Cream ground slip-painted ware

Next
  • The Benthall Pottery Company produced a large range of Salopian Art Pottery with slip-painted designs over a cream body.

  • Two periods of slip-painting can be recognised, based on the designs.
     
  • Period 1 – asymmetric designs, c.1890s
    Pieces painted in the late-19th century (c.1890s) are characterised by asymmetric designs of swirling green foliage, typically with dots, spirals and “lazy s” patterns to necks and bases. The colour palette is dark green, dark brown, blue, pinky-purple and white.


  • Slip-painted royal commemoratives produced for the 1897 Diamond Jubilee of Queen Victoria confirm a late-19th century date for Period 1 pieces.
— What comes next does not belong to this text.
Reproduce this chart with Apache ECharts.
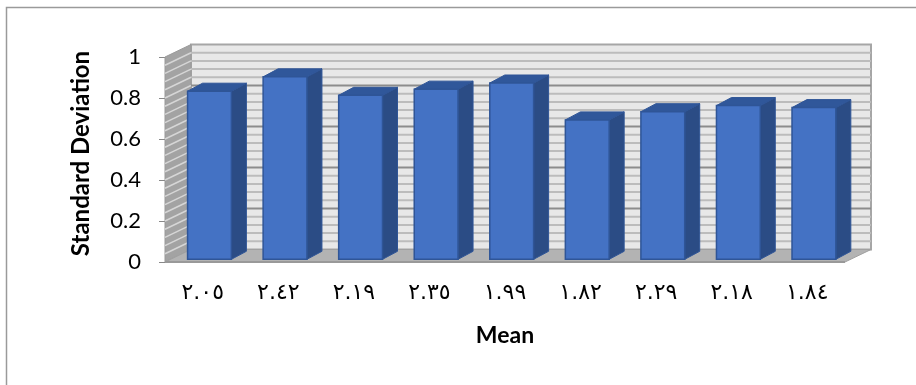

  • Period 2 – symmetrical designs, c.1920s
    Pieces painted in the early 20th century (c.1920s) are characterised by symmetrical designs, typically based on a stylised version of the Classical anthemion (honeysuckle) flower. The colour palette is similar to that used on earlier pieces in the 1890s, but with the addition of
    brownish-orange.

  • Maud Whitmore (née Hall), a worker employed at Benthall Pottery c.1918–1924, interviewed in 1987, recalled how slip-painting in the 1920s was executed by Annie Shaw and two Misses Quinn
    (Edmundson 2002).

  • There are similarities with slip-painted Aller Vale potteryfrom south Devon, particularly with that firm’s
    A1 Persian and Scandy patterns. Salopian Art Pottery pieces are generally lighter in weight than Devon pieces, and are invariably marked SALOPIAN.